- #36
GeorgCantor
- 496
- 1
apeiron said:Georg, the problem you seem to be raising is that motion is deemed to be a continuous action and yet our models presume that motions are constructed as a succession of discrete steps. This leads to familiar paradoxes.
As usual, I would point out that all metaphysical concepts are derived as dichotomies, and dichotomies are limit state descriptions. So the metaphysical model here is discrete~continuous. Or constructed motion vs constrained action. And we can model from either point of view.
We can construct a motion mechanically as a series of discrete steps (which is the classical Newtonian approach, points along a line). Or we can constrain an action to a least mean path (which would be the top-down QM sum over histories approach, a collapse of possibilities to a single crisp path).
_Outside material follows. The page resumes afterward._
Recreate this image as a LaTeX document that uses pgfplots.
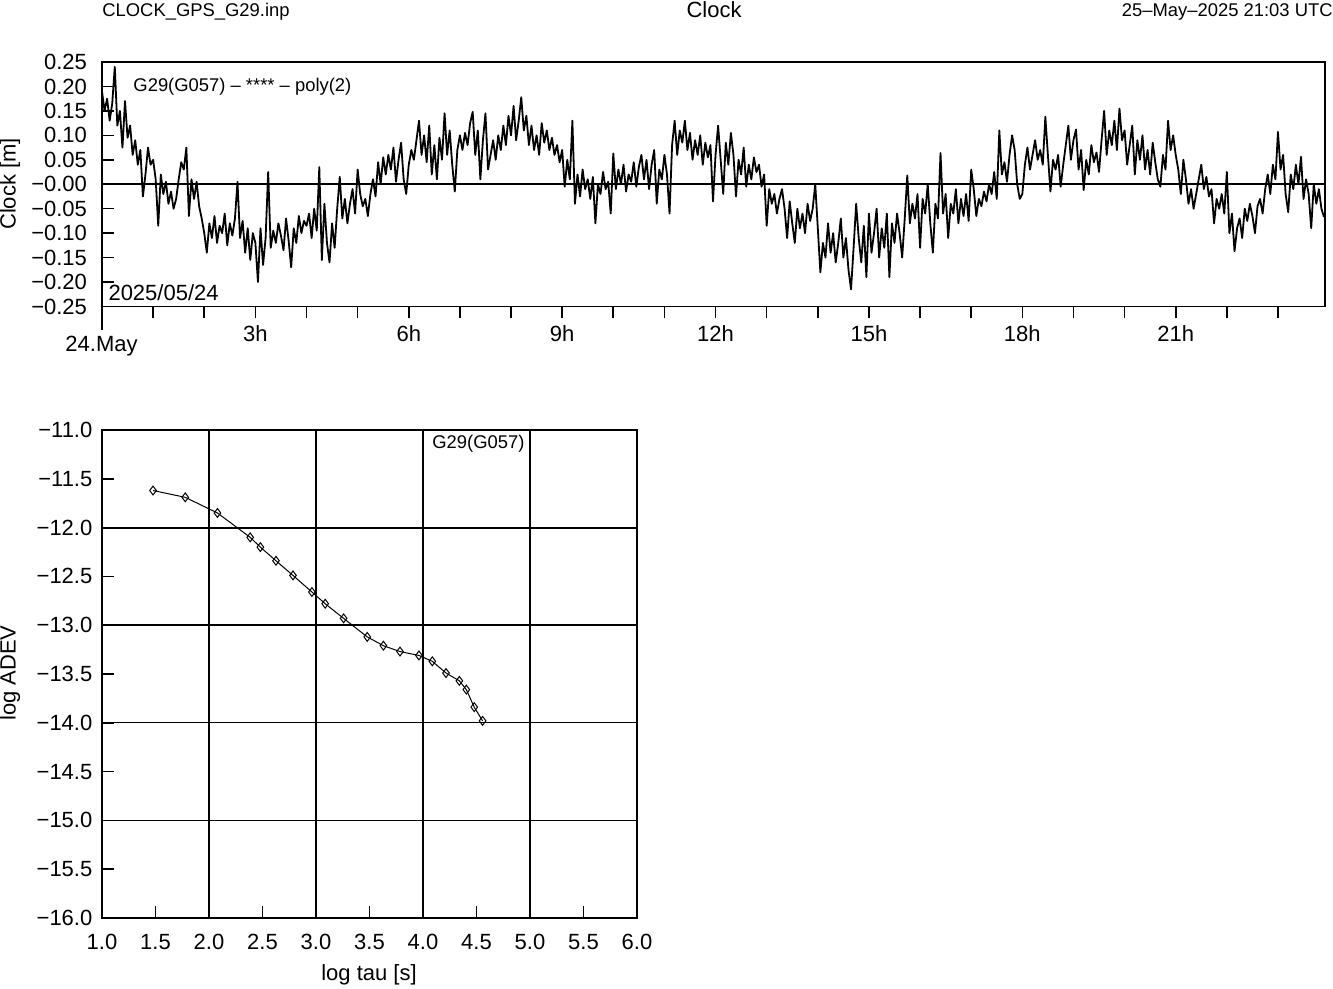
\documentclass[border=0pt]{standalone}
\usepackage{pgfplots}
\pgfplotsset{compat=1.18}
\usepackage{fontspec}
\setmainfont{Liberation Sans}
\newcommand{\tf}{\fontsize{11}{13}\selectfont}
\newcommand{\smf}{\fontsize{9.2}{11}\selectfont}
\begin{document}
\begin{tikzpicture}
\useasboundingbox (0,0) rectangle (666.5pt,494.5pt);
% header texts
\node[anchor=west,inner sep=0pt,font=\smf] at (51pt,488.5pt) {CLOCK\_GPS\_G29.inp};
\node[inner sep=0pt,font=\tf] at (357pt,489.5pt) {Clock};
\node[anchor=east,inner sep=0pt,font=\smf] at (666.5pt,488.5pt) {25–May–2025 21:03 UTC};
\node[rotate=90,inner sep=0pt,font=\tf] at (5pt,402.5pt) {Clock [m]};
\node[rotate=90,inner sep=0pt,font=\tf] at (5pt,158pt) {log ADEV};
\node[inner sep=0pt,font=\tf] at (184.5pt,7pt) {log tau [s]};
\node[inner sep=0pt,font=\tf] at (50.75pt,321.5pt) {24.May};
\draw[line width=0.8pt] (51pt,341.25pt) -- (51pt,329.5pt);

\begin{axis}[
  at={(51pt,341.25pt)}, anchor=south west,
  scale only axis, width=611.5pt, height=122.25pt,
  xmin=0, xmax=23.92, ymin=-0.25, ymax=0.25,
  axis line style={line width=0.8pt},
  xtick={0,...,23},
  xticklabels={,,,3h,,,6h,,,9h,,,12h,,,15h,,,18h,,,21h,,},
  xtick pos=bottom, ytick pos=left,
  xtick align=outside, ytick align=inside,
  major tick length=6pt,
  tick style={line width=0.8pt, black},
  ytick={-0.25,-0.2,-0.15,-0.1,-0.05,0,0.05,0.1,0.15,0.2,0.25},
  yticklabels={−0.25,−0.20,−0.15,−0.10,−0.05,−0.00,0.05,0.10,0.15,0.20,0.25},
  tick label style={font=\tf},
  yticklabel style={xshift=-4pt},
  clip=true,
]
\addplot[black, line width=1pt] coordinates {(0,0) (23.92,0)};
\addplot[black, line width=0.9pt, line join=round] table[header=false, row sep=\\, x expr=\coordindex*0.05, y index=0]{
0.190\\ 0.150\\ 0.175\\ 0.130\\ 0.165\\ 0.240\\ 0.120\\ 0.150\\ 0.075\\ 0.170\\ 0.095\\ 0.120\\ 0.060\\ 0.090\\ 0.040\\ 0.070\\ -0.025\\ 0.020\\ 0.075\\ 0.040\\
0.050\\ 0.010\\ -0.085\\ 0.020\\ -0.020\\ 0.005\\ -0.040\\ -0.015\\ -0.050\\ -0.030\\ 0.010\\ 0.045\\ 0.030\\ 0.075\\ -0.065\\ 0.010\\ -0.030\\ 0.005\\ -0.045\\ -0.070\\
-0.100\\ -0.140\\ -0.080\\ -0.110\\ -0.065\\ -0.120\\ -0.085\\ -0.100\\ -0.060\\ -0.125\\ -0.080\\ -0.105\\ -0.070\\ 0.005\\ -0.110\\ -0.075\\ -0.140\\ -0.090\\ -0.155\\ -0.100\\
-0.120\\ -0.200\\ -0.090\\ -0.165\\ -0.110\\ 0.025\\ -0.130\\ -0.095\\ -0.120\\ -0.080\\ -0.105\\ -0.135\\ -0.070\\ -0.115\\ -0.170\\ -0.090\\ -0.120\\ -0.065\\ -0.100\\ -0.075\\
-0.085\\ -0.060\\ -0.110\\ -0.050\\ -0.095\\ 0.035\\ -0.155\\ -0.040\\ -0.120\\ -0.160\\ -0.080\\ -0.130\\ -0.050\\ 0.015\\ -0.070\\ -0.030\\ -0.080\\ -0.040\\ -0.010\\ -0.060\\
0.030\\ -0.020\\ -0.045\\ -0.030\\ -0.065\\ -0.020\\ 0.010\\ -0.025\\ 0.045\\ 0.000\\ 0.055\\ 0.020\\ 0.060\\ 0.030\\ 0.075\\ 0.005\\ 0.050\\ 0.085\\ 0.010\\ -0.020\\
0.040\\ 0.070\\ 0.050\\ 0.090\\ 0.130\\ 0.060\\ 0.100\\ 0.045\\ 0.120\\ 0.020\\ 0.080\\ 0.010\\ 0.095\\ 0.050\\ 0.145\\ 0.060\\ 0.110\\ 0.040\\ -0.015\\ 0.070\\
0.100\\ 0.070\\ 0.105\\ 0.080\\ 0.125\\ 0.148\\ 0.060\\ 0.110\\ 0.010\\ 0.090\\ 0.145\\ 0.030\\ 0.060\\ 0.090\\ 0.050\\ 0.100\\ 0.070\\ 0.120\\ 0.080\\ 0.140\\
0.100\\ 0.160\\ 0.090\\ 0.130\\ 0.178\\ 0.110\\ 0.140\\ 0.080\\ 0.120\\ 0.070\\ 0.100\\ 0.060\\ 0.125\\ 0.085\\ 0.110\\ 0.070\\ 0.095\\ 0.060\\ 0.080\\ 0.045\\
0.070\\ -0.005\\ 0.050\\ 0.010\\ 0.130\\ -0.040\\ 0.020\\ -0.025\\ 0.030\\ -0.010\\ 0.010\\ -0.030\\ 0.015\\ -0.080\\ 0.000\\ -0.020\\ 0.025\\ -0.010\\ 0.005\\ -0.060\\
0.063\\ -0.010\\ 0.030\\ 0.000\\ 0.040\\ -0.015\\ 0.020\\ 0.005\\ 0.045\\ -0.005\\ 0.035\\ 0.060\\ 0.010\\ 0.050\\ -0.010\\ 0.040\\ 0.070\\ -0.040\\ 0.030\\ 0.010\\
0.060\\ 0.020\\ -0.060\\ 0.080\\ 0.130\\ 0.060\\ 0.110\\ 0.085\\ 0.130\\ 0.070\\ 0.105\\ 0.050\\ 0.090\\ 0.060\\ 0.100\\ 0.040\\ 0.085\\ 0.055\\ 0.080\\ -0.035\\
0.060\\ 0.120\\ 0.050\\ -0.020\\ 0.085\\ 0.040\\ 0.105\\ 0.060\\ -0.025\\ 0.050\\ 0.020\\ 0.075\\ -0.005\\ 0.040\\ 0.010\\ 0.055\\ 0.025\\ 0.040\\ -0.005\\ 0.020\\
-0.085\\ -0.010\\ -0.040\\ -0.020\\ -0.060\\ -0.030\\ -0.010\\ -0.050\\ -0.110\\ -0.035\\ -0.080\\ -0.120\\ -0.050\\ -0.090\\ -0.060\\ -0.100\\ -0.040\\ -0.075\\ -0.050\\ 0.000\\
-0.090\\ -0.180\\ -0.120\\ -0.150\\ -0.080\\ -0.140\\ -0.100\\ -0.160\\ -0.120\\ -0.070\\ -0.150\\ -0.110\\ -0.175\\ -0.215\\ -0.130\\ -0.040\\ -0.110\\ -0.160\\ -0.085\\ -0.190\\
-0.060\\ -0.140\\ -0.100\\ -0.050\\ -0.150\\ -0.090\\ -0.130\\ -0.060\\ -0.190\\ -0.080\\ -0.120\\ -0.060\\ -0.100\\ -0.150\\ -0.070\\ 0.018\\ -0.080\\ -0.040\\ -0.070\\ -0.020\\
-0.130\\ -0.030\\ -0.060\\ 0.000\\ -0.080\\ -0.140\\ -0.040\\ -0.070\\ 0.064\\ -0.060\\ -0.020\\ -0.110\\ -0.040\\ -0.060\\ -0.010\\ -0.080\\ -0.030\\ -0.065\\ -0.020\\ -0.075\\
0.030\\ -0.010\\ -0.065\\ -0.030\\ -0.045\\ -0.015\\ -0.035\\ 0.000\\ -0.020\\ 0.025\\ -0.030\\ 0.110\\ 0.020\\ 0.045\\ 0.005\\ 0.060\\ 0.100\\ 0.070\\ 0.000\\ -0.030\\
-0.020\\ 0.040\\ 0.075\\ 0.030\\ 0.060\\ 0.090\\ 0.050\\ 0.070\\ 0.040\\ 0.138\\ 0.060\\ -0.015\\ 0.050\\ 0.030\\ 0.060\\ -0.005\\ 0.040\\ 0.080\\ 0.120\\ 0.050\\
0.090\\ 0.112\\ 0.030\\ 0.070\\ -0.012\\ 0.050\\ 0.020\\ 0.080\\ 0.045\\ 0.065\\ 0.025\\ 0.090\\ 0.150\\ 0.060\\ 0.110\\ 0.080\\ 0.130\\ 0.070\\ 0.155\\ 0.090\\
0.110\\ 0.040\\ 0.080\\ 0.120\\ 0.020\\ 0.090\\ 0.050\\ 0.100\\ 0.030\\ 0.070\\ 0.020\\ 0.085\\ 0.045\\ 0.010\\ -0.005\\ 0.060\\ 0.030\\ 0.130\\ 0.070\\ 0.100\\
0.060\\ 0.030\\ -0.020\\ 0.050\\ 0.010\\ -0.040\\ -0.010\\ -0.050\\ -0.020\\ 0.010\\ 0.040\\ -0.010\\ 0.015\\ -0.025\\ -0.010\\ -0.080\\ -0.030\\ -0.050\\ -0.020\\ -0.060\\
0.025\\ -0.100\\ -0.060\\ -0.137\\ -0.090\\ -0.070\\ -0.110\\ -0.050\\ -0.075\\ -0.040\\ -0.065\\ -0.100\\ -0.045\\ -0.030\\ -0.060\\ -0.010\\ 0.020\\ -0.020\\ 0.040\\ 0.010\\
0.107\\ 0.030\\ 0.060\\ -0.020\\ -0.057\\ 0.020\\ -0.010\\ 0.040\\ 0.000\\ 0.056\\ -0.030\\ 0.010\\ -0.020\\ -0.090\\ 0.000\\ -0.040\\ -0.010\\ -0.050\\ -0.067\\
};
\node[anchor=west,inner sep=0pt,font=\smf] at (rel axis cs:0.0254,0.9) {G29(G057) – **** – poly(2)};
\node[anchor=west,inner sep=0pt,font=\tf] at (rel axis cs:0.005,0.055) {2025/05/24};
\end{axis}

\begin{axis}[
  at={(51pt,35.5pt)}, anchor=south west,
  scale only axis, width=267.5pt, height=244pt,
  xmin=1, xmax=6, ymin=-16, ymax=-11,
  axis line style={line width=0.8pt},
  xtick={1,1.5,2,2.5,3,3.5,4,4.5,5,5.5,6},
  xticklabels={1.0,1.5,2.0,2.5,3.0,3.5,4.0,4.5,5.0,5.5,6.0},
  ytick={-16,-15.5,-15,-14.5,-14,-13.5,-13,-12.5,-12,-11.5,-11},
  yticklabels={−16.0,−15.5,−15.0,−14.5,−14.0,−13.5,−13.0,−12.5,−12.0,−11.5,−11.0},
  xtick pos=bottom, ytick pos=left,
  tick align=inside,
  major tick length=6pt,
  tick style={line width=0.8pt, black},
  tick label style={font=\tf},
  yticklabel style={xshift=-1.3pt},
  xticklabel style={yshift=-4.5pt},
  extra x ticks={2,3,4,5}, extra x tick labels={},
  extra x tick style={grid=major, major grid style={line width=1pt, black}, major tick length=0pt},
  extra y ticks={-12,-13}, extra y tick labels={},
  extra y tick style={grid=major, major grid style={line width=1pt, black}, major tick length=0pt},
  minor ytick={-14,-15}, yminorgrids=true, minor tick length=0pt,
  minor grid style={line width=0.5pt, black},
]
\addplot[black, line width=0.5pt, mark=diamond, mark size=2.2pt, mark options={solid, fill=white, line width=0.5pt}] table{
1.477 -11.62
1.778 -11.69
2.079 -11.85
2.385 -12.10
2.480 -12.20
2.626 -12.34
2.785 -12.49
2.962 -12.66
3.086 -12.78
3.258 -12.93
3.479 -13.12
3.630 -13.21
3.785 -13.27
3.962 -13.31
4.087 -13.37
4.215 -13.49
4.340 -13.57
4.405 -13.66
4.479 -13.84
4.557 -13.98
};
\node[anchor=west,inner sep=0pt,font=\smf] at (axis cs:4.084,-11.14) {G29(G057)};
\end{axis}
\end{tikzpicture}
\end{document}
Which is more real? Well the dichotomy tells us that neither the discrete nor the continuous is real. They are the limits of what can be achieved (and so are not themselves achievable). But we can get infinitesimally close.
Yes, good point. We at last agree on something truly fundamental - reality cannot be neither continuous nor discrete. That's actually why i raised the point with you about motion, since you seem to like dichotomies and models not being the world.
If this point - reality cannot be neither continuous nor discrete is fully appreciated by physicists and philosophers alike, the interconnectedness/nonseparability issue of quantum theory will begin to pale. It's just that the majority isn't ready for the manouver yet.